ECLI:NL:CRVB:2013:2994
Centrale Raad van Beroep
- Hoger beroep
- Rechtspraak.nl
Beoordeling van de oplegging van maatregelen en verlaging van bijstand op basis van werkervaringsbanen
In deze zaak heeft de Centrale Raad van Beroep op 28 januari 2014 uitspraak gedaan in hoger beroep tegen een eerdere uitspraak van de rechtbank Zwolle-Lelystad. De appellant, die sinds 12 april 2010 bijstand ontving op basis van de Wet werk en bijstand (WWB), had bezwaar gemaakt tegen de verlaging van zijn bijstand door het college van burgemeester en wethouders van Lelystad. De verlaging was opgelegd omdat de appellant zijn medewerking aan re-integratie had belemmerd door niet in een werkervaringsbaan te worden geplaatst.

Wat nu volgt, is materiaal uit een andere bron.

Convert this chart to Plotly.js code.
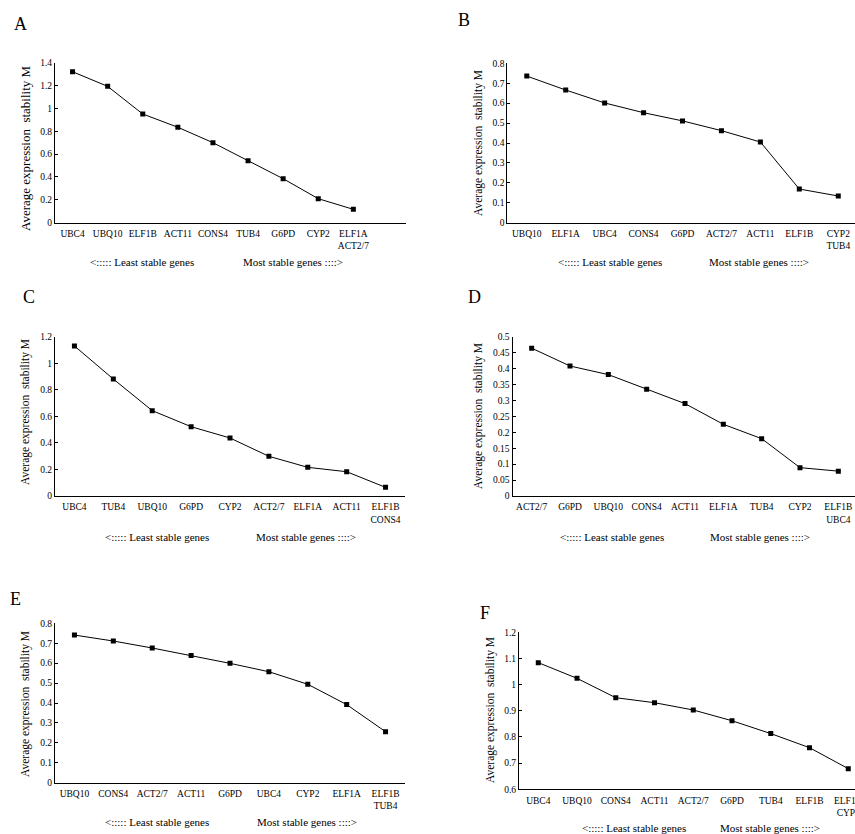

De Raad heeft vastgesteld dat de appellant op 29 juli 2011 was aangemeld voor een werkervaringsbaan, maar dat hij geen werkzaamheden heeft verricht. De appellant had een gesprek gehad met werkgever C, maar dit leidde niet tot een plaatsing. Evenmin heeft hij een contract met werkgever W ondertekend. Het college heeft daarop besloten om de bijstand met 25% te verlagen voor de duur van één maand, en later met 50% voor een andere maand, omdat de appellant wederom niet had meegewerkt aan zijn re-integratie.
In hoger beroep heeft de appellant aangevoerd dat er een schending van de hoorplicht heeft plaatsgevonden en dat zijn medische gegevens niet zijn meegenomen in de besluitvorming. De Raad oordeelde echter dat de hoorplicht niet was geschonden, omdat de appellant niet de actuele medische gegevens had overgelegd die tijdens de hoorzitting waren afgesproken. Bovendien was er geen bewijs dat de appellant om medische redenen niet in staat was om te werken. De Raad concludeerde dat de opgelegde maatregelen terecht waren en dat de beroepsgrond van de appellant niet slaagde.
De Centrale Raad van Beroep bevestigde de uitspraak van de rechtbank en oordeelde dat er geen aanleiding was voor een veroordeling in de proceskosten. De uitspraak werd gedaan door J.J.A. Kooijman, in tegenwoordigheid van S.K. Dekker als griffier.